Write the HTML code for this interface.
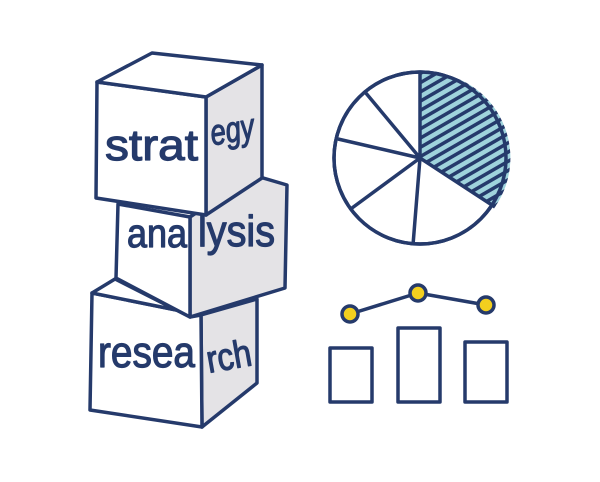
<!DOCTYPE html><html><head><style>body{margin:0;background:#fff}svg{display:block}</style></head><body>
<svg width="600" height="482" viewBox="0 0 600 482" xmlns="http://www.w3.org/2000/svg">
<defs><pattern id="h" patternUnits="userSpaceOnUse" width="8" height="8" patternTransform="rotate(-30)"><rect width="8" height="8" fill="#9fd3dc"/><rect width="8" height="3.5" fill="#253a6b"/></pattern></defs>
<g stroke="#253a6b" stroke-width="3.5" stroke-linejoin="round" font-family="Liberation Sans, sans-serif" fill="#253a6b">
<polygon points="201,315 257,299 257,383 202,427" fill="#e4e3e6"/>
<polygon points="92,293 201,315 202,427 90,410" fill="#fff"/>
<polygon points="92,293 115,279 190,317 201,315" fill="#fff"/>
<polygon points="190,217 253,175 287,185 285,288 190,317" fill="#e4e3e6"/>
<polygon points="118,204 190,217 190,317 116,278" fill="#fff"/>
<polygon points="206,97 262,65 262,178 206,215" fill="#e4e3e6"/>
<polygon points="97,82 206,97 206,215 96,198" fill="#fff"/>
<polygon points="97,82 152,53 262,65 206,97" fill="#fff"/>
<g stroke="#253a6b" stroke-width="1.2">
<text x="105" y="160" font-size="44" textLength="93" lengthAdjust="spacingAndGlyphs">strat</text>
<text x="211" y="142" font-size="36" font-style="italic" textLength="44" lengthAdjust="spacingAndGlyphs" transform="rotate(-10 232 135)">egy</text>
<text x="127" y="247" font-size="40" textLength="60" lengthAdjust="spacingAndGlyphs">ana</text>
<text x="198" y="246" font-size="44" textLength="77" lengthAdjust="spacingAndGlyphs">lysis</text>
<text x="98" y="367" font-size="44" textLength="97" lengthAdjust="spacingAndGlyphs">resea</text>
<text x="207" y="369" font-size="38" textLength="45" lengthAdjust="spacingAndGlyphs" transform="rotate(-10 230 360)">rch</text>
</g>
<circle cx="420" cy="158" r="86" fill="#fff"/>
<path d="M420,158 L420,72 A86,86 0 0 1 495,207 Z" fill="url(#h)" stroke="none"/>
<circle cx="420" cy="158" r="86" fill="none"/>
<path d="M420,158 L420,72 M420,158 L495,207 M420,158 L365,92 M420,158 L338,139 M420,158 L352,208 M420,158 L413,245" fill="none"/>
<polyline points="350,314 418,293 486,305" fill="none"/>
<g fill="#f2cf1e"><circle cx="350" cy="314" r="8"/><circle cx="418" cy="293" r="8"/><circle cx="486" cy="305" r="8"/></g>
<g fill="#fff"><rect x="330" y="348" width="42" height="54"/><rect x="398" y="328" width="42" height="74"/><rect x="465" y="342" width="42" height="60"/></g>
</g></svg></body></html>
********
# Aim of the task
Retype each line of the listing above word for word. Exclude the pictures.

# Written solution
Write the HTML code for this interface.
<!DOCTYPE html><html><head><style>body{margin:0;background:#fff}svg{display:block}</style></head><body>
<svg width="600" height="482" viewBox="0 0 600 482" xmlns="http://www.w3.org/2000/svg">
<defs><pattern id="h" patternUnits="userSpaceOnUse" width="8" height="8" patternTransform="rotate(-30)"><rect width="8" height="8" fill="#9fd3dc"/><rect width="8" height="3.5" fill="#253a6b"/></pattern></defs>
<g stroke="#253a6b" stroke-width="3.5" stroke-linejoin="round" font-family="Liberation Sans, sans-serif" fill="#253a6b">
<polygon points="201,315 257,299 257,383 202,427" fill="#e4e3e6"/>
<polygon points="92,293 201,315 202,427 90,410" fill="#fff"/>
<polygon points="92,293 115,279 190,317 201,315" fill="#fff"/>
<polygon points="190,217 253,175 287,185 285,288 190,317" fill="#e4e3e6"/>
<polygon points="118,204 190,217 190,317 116,278" fill="#fff"/>
<polygon points="206,97 262,65 262,178 206,215" fill="#e4e3e6"/>
<polygon points="97,82 206,97 206,215 96,198" fill="#fff"/>
<polygon points="97,82 152,53 262,65 206,97" fill="#fff"/>
<g stroke="#253a6b" stroke-width="1.2">
<text x="105" y="160" font-size="44" textLength="93" lengthAdjust="spacingAndGlyphs">strat</text>
<text x="211" y="142" font-size="36" font-style="italic" textLength="44" lengthAdjust="spacingAndGlyphs" transform="rotate(-10 232 135)">egy</text>
<text x="127" y="247" font-size="40" textLength="60" lengthAdjust="spacingAndGlyphs">ana</text>
<text x="198" y="246" font-size="44" textLength="77" lengthAdjust="spacingAndGlyphs">lysis</text>
<text x="98" y="367" font-size="44" textLength="97" lengthAdjust="spacingAndGlyphs">resea</text>
<text x="207" y="369" font-size="38" textLength="45" lengthAdjust="spacingAndGlyphs" transform="rotate(-10 230 360)">rch</text>
</g>
<circle cx="420" cy="158" r="86" fill="#fff"/>
<path d="M420,158 L420,72 A86,86 0 0 1 495,207 Z" fill="url(#h)" stroke="none"/>
<circle cx="420" cy="158" r="86" fill="none"/>
<path d="M420,158 L420,72 M420,158 L495,207 M420,158 L365,92 M420,158 L338,139 M420,158 L352,208 M420,158 L413,245" fill="none"/>
<polyline points="350,314 418,293 486,305" fill="none"/>
<g fill="#f2cf1e"><circle cx="350" cy="314" r="8"/><circle cx="418" cy="293" r="8"/><circle cx="486" cy="305" r="8"/></g>
<g fill="#fff"><rect x="330" y="348" width="42" height="54"/><rect x="398" y="328" width="42" height="74"/><rect x="465" y="342" width="42" height="60"/></g>
</g></svg></body></html>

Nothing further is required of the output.